Likewise, Mr. Swoboda and Mr. Cashman, the other key S&D dissident, emphasise the candidate’s stance on “sexual and reproductive health rights”, which again is an entirely unimportant part of the Health and Consumer Affairs portfolio, and one that should perhaps be a smaller part still. No power to make binding legislation whatsoever. Moreover, neither they nor Ms. Kosiñska offer any explanation of how Mr. Borg’s views on these matters are any different than those of his predecessor, Mr. Dalli. It is difficult to see how they can object to Borg without showing concrete harm done by Mr. Dalli.

This difficulty in distinguishing between technocratic concerns and ideological concerns has cropped up in recent years in a variety of contexts all over Europe. It has resulted in the new Dutch government proposing a law that would phase out “Weigerambtenaren“, who are municipal officials charged with officiating wedding ceremonies who object on religious grounds to same sex marriages and refuse to perform them. As the Council of State emphasised again in its advice on the bill recently, there is no reason not to distinguish between cases where a same sex couple would have difficulty finding an official willing to perform their wedding and a situation where there are plenty of non-objecting officials available. Phasing out Weigerambtenaren across the country unreasonably interferes with these individuals’ freedom of religion and conscience. More generally, when considering the appointment of an official to a non-political post, a careful balance has to be struck between making sure that the person appointed will actually do the job in the manner required by law and making sure that unpopular religions or opinions are not unreasonably discriminated against. In the words of art. 3 of the Dutch Constitution: “All Dutch nationals shall be equally eligible for appointment to public service.” And that is how it should be.
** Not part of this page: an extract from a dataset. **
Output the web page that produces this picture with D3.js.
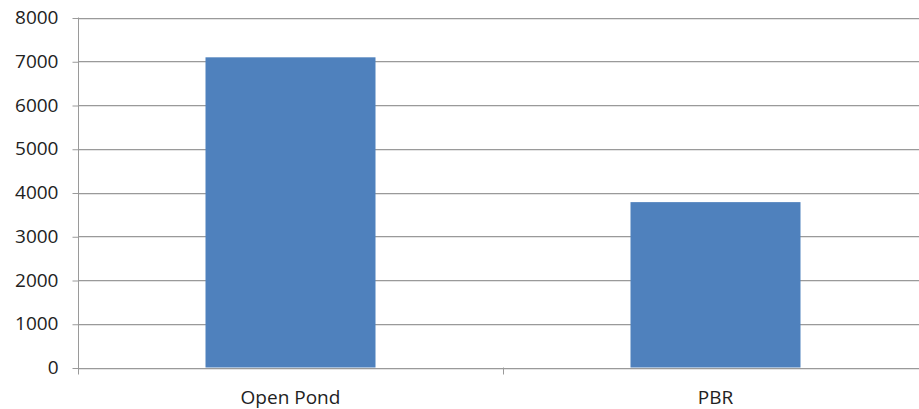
<!DOCTYPE html>
<html><head><meta charset="utf-8">
<script src="https://cdn.jsdelivr.net/npm/d3@7"></script>
<style>html,body{margin:0;padding:0;background:#fff;overflow:hidden}</style>
</head><body>
<svg id="c" width="919" height="409"></svg>
<script>
const categories = ["Open Pond", "PBR"];
const values = [7090, 3780];
const yTicks = [0, 1000, 2000, 3000, 4000, 5000, 6000, 7000, 8000];

(function () {
const svg = d3.select("#c");
const pLeft = 78, pRight = 928, pTop = 17.5, pBottom = 367.5;
const font = "'Open Sans', sans-serif";
const fs = 19;

const x = d3.scaleBand().domain(categories).range([pLeft, pRight]).paddingInner(0.6).paddingOuter(0.3);
const y = d3.scaleLinear().domain([0, 8000]).range([pBottom, pTop]);

// gridlines
svg.append("g").selectAll("line").data(yTicks).join("line")
  .attr("x1", pLeft).attr("x2", 919)
  .attr("y1", d => Math.round(y(d)) + 0.5).attr("y2", d => Math.round(y(d)) + 0.5)
  .attr("stroke", "#9a9a9a").attr("stroke-width", 1);
svg.append("g").selectAll("line").data(yTicks).join("line")
  .attr("x1", pLeft).attr("x2", 919)
  .attr("y1", d => Math.round(y(d)) + 1.5).attr("y2", d => Math.round(y(d)) + 1.5)
  .attr("stroke", "#e4e4e4").attr("stroke-width", 1);

// bars
svg.append("g").selectAll("rect").data(values).join("rect")
  .attr("x", (d, i) => x(categories[i]))
  .attr("width", x.bandwidth())
  .attr("y", d => y(d))
  .attr("height", d => y(0) - y(d))
  .attr("fill", "#4f81bd");

// y axis
const ya = svg.append("g").attr("transform", `translate(${pLeft + 0.5},0)`)
  .call(d3.axisLeft(y).tickValues(yTicks).tickSize(6).tickPadding(14).tickFormat(d3.format("d")));
ya.select(".domain").attr("stroke", "#9a9a9a").attr("d", `M0,${pTop}V${pBottom + 7}`);
ya.selectAll(".tick line").attr("stroke", "#9a9a9a").attr("transform", "translate(0,0.5)");
ya.selectAll("text").attr("font-family", font).attr("font-size", fs).attr("fill", "#222");

// x axis
svg.append("line").attr("x1", pLeft).attr("x2", 919).attr("y1", Math.round(pBottom) + 0.5).attr("y2", Math.round(pBottom) + 0.5).attr("stroke", "#9a9a9a");
svg.append("g").selectAll("line").data([x.step()]).join("line")
  .attr("x1", d => Math.round(pLeft + d) + 0.5).attr("x2", d => Math.round(pLeft + d) + 0.5)
  .attr("y1", pBottom).attr("y2", pBottom + 7).attr("stroke", "#9a9a9a");
svg.append("g").selectAll("text").data(categories).join("text")
  .attr("x", d => x(d) + x.bandwidth() / 2)
  .attr("y", 404)
  .attr("text-anchor", "middle")
  .attr("font-family", font).attr("font-size", fs).attr("fill", "#222")
  .text(d => d);
})();
</script>
</body></html>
This, of course, begs the question of how technocratic or political the job of a European Commissioner really is. But that goes back to the first approach I discussed above. If the idea is that Commissioners are politicians, then say so. Then a game of political bargaining can be played over this appointment to the Commission, and democracy can prevail. But please don’t pretend your ideological objections go to job performance. Such (self-)deceit does a disfavour to the European electorate and the European Parliament alike.